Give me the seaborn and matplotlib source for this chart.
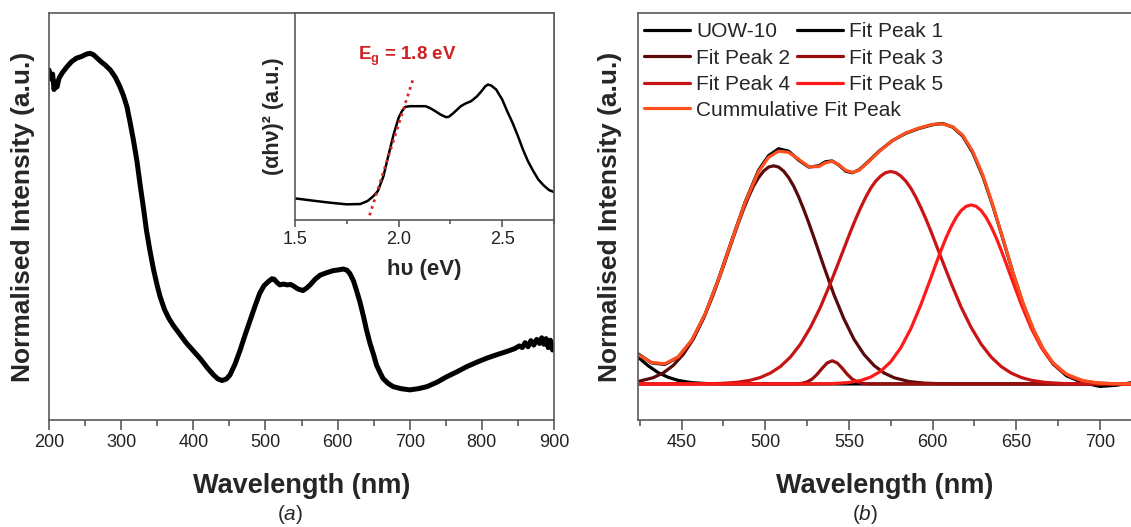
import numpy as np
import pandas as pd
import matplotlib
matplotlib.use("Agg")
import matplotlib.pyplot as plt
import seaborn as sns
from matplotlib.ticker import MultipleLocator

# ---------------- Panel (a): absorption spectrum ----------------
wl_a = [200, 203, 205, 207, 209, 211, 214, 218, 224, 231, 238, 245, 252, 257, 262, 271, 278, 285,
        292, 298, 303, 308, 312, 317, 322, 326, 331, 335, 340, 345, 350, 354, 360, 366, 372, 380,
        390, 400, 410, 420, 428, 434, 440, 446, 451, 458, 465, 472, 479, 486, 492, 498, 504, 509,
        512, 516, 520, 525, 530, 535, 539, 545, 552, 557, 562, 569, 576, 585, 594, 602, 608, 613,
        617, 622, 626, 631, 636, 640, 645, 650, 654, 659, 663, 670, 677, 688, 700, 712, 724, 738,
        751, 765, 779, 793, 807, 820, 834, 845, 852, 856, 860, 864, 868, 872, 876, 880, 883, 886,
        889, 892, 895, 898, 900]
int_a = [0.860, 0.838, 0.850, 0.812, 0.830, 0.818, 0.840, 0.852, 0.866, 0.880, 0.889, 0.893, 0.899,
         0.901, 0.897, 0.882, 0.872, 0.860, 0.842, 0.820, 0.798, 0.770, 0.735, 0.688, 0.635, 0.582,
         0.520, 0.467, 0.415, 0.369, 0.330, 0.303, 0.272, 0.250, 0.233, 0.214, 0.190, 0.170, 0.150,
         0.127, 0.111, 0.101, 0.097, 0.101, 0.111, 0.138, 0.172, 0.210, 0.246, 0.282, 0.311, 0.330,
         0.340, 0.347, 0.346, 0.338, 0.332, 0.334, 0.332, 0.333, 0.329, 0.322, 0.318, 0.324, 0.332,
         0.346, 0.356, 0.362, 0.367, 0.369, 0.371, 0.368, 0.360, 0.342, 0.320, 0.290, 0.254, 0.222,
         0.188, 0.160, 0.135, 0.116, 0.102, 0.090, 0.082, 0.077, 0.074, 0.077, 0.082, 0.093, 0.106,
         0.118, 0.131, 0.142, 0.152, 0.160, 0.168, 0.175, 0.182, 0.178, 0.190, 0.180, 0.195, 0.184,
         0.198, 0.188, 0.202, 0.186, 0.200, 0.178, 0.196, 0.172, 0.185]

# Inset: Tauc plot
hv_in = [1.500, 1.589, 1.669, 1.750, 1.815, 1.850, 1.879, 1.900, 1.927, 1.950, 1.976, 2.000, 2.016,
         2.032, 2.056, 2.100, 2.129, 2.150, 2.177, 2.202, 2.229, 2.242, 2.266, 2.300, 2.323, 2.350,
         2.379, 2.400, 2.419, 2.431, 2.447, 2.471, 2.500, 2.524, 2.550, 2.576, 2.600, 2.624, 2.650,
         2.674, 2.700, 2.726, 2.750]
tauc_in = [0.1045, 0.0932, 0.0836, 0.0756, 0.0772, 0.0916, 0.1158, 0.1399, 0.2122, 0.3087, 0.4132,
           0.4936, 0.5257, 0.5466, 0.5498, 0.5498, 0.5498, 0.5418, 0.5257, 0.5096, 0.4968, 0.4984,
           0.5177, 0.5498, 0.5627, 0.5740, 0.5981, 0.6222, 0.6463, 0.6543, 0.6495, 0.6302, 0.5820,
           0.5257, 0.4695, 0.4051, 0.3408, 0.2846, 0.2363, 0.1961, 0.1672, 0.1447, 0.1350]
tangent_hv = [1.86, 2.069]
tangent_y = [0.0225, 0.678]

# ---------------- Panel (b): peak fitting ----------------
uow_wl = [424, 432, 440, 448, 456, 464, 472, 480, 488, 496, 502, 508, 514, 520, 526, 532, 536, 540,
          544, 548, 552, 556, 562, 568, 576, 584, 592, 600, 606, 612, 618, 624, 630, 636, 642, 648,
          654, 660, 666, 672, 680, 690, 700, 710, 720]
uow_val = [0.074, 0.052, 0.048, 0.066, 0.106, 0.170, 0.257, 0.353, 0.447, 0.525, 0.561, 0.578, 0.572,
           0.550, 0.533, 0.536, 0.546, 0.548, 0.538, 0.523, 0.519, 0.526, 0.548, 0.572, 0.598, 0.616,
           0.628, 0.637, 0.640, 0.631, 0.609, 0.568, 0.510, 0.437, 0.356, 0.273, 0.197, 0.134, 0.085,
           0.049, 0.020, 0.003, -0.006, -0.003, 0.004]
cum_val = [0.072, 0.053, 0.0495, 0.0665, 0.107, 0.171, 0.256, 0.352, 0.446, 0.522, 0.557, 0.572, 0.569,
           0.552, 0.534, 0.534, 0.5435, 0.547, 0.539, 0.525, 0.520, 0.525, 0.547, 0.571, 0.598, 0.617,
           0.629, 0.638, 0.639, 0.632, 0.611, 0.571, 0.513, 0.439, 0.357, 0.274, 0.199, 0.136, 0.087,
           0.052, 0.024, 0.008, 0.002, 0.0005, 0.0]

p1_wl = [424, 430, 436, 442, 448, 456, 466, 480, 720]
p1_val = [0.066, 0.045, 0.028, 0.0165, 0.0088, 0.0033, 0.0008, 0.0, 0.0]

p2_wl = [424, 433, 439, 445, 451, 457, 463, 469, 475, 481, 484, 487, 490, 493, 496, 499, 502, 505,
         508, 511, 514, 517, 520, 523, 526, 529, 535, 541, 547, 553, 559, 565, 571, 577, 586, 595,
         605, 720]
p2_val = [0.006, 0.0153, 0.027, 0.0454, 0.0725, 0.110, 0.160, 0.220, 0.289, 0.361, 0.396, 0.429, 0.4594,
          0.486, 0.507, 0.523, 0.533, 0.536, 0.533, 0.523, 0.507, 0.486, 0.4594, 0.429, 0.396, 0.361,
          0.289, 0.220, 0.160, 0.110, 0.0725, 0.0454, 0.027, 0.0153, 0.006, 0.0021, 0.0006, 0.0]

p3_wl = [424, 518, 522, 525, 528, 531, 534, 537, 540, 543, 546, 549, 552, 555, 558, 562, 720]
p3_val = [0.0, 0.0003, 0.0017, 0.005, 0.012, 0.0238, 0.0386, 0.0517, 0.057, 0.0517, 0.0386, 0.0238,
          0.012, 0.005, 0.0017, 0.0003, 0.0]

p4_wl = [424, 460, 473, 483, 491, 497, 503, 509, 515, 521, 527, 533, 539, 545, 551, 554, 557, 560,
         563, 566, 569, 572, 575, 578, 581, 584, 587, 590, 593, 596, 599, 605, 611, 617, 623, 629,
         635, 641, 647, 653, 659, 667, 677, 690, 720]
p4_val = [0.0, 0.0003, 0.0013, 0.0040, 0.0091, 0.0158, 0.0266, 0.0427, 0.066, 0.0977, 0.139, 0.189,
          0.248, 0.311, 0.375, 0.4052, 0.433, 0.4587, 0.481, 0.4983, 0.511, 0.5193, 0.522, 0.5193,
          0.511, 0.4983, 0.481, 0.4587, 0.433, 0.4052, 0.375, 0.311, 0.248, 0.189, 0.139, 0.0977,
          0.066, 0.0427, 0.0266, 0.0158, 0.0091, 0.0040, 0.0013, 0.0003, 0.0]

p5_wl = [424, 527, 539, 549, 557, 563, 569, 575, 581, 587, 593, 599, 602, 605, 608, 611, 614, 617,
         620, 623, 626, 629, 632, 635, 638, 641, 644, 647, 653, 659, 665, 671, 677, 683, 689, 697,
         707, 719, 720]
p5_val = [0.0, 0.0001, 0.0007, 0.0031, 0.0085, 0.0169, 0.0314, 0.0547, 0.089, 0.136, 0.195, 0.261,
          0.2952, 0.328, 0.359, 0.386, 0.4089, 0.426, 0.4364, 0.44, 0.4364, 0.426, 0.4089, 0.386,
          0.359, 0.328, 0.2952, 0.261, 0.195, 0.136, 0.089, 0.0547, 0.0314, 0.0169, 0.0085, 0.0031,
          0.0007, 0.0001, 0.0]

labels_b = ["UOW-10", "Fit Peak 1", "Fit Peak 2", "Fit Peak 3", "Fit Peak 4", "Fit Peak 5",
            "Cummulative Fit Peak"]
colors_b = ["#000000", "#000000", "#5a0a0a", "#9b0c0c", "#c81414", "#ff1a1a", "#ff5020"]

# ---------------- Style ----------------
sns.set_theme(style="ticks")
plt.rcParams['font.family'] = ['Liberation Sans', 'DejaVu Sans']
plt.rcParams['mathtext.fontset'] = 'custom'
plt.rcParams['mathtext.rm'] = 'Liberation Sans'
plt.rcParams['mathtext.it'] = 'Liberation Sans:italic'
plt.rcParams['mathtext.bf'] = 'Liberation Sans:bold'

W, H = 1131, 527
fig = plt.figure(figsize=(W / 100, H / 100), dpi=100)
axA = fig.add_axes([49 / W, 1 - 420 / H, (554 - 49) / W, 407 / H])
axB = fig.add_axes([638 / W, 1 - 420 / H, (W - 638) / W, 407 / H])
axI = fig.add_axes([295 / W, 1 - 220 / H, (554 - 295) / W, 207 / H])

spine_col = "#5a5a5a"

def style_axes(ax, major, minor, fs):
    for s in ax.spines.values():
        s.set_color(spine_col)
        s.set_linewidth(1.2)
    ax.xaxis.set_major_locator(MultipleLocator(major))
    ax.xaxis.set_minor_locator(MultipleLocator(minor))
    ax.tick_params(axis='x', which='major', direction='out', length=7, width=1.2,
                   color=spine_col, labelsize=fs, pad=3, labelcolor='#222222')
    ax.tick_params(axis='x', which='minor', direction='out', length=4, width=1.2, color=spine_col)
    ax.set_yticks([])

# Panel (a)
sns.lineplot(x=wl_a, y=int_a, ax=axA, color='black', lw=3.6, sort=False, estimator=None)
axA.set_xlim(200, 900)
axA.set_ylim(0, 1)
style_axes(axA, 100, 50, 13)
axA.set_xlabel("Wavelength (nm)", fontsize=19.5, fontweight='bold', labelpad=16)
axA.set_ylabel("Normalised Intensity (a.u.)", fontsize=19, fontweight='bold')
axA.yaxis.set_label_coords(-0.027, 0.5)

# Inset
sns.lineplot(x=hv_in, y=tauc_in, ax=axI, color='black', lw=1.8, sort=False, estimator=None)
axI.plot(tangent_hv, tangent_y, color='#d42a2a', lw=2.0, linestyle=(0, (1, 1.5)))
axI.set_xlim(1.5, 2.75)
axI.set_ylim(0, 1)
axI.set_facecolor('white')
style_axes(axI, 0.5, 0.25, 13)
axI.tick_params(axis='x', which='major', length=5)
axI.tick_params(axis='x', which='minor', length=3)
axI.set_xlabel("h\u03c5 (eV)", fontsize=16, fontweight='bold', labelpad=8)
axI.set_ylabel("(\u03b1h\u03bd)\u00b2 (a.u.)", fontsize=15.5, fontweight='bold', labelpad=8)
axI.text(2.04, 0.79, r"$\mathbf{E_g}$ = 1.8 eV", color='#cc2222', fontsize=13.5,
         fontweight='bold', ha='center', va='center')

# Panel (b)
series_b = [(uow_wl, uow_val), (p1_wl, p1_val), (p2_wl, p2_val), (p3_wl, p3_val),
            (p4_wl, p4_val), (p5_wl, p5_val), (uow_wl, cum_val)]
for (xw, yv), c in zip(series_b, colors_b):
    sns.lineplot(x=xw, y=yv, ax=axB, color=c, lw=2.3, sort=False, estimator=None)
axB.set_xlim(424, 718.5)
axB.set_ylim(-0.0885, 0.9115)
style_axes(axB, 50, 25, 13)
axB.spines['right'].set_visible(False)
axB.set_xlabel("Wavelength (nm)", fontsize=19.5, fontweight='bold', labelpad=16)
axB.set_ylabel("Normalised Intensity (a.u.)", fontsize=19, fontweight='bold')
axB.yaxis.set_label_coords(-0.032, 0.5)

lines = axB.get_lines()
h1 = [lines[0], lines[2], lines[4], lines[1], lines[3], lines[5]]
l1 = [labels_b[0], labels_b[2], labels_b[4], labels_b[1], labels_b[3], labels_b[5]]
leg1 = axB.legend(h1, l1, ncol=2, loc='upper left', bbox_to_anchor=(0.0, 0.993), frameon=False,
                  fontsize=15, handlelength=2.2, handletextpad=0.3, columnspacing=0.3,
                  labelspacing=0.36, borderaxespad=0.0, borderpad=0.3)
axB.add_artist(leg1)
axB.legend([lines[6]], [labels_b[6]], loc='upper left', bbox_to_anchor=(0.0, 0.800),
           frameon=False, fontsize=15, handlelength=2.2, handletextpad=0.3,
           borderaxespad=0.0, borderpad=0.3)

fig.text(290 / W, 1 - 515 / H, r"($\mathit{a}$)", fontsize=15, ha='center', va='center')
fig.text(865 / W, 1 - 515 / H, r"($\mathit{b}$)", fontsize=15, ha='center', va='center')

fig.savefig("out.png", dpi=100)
——————————
[Problem to solve]:
Skip the pictures, please, and transcribe only the lines from the beginning of the material through the one that contains "from matplotlib.ticker import MultipleLocator".

[Full response]:
Give me the seaborn and matplotlib source for this chart.
import numpy as np
import pandas as pd
import matplotlib
matplotlib.use("Agg")
import matplotlib.pyplot as plt
import seaborn as sns
from matplotlib.ticker import MultipleLocator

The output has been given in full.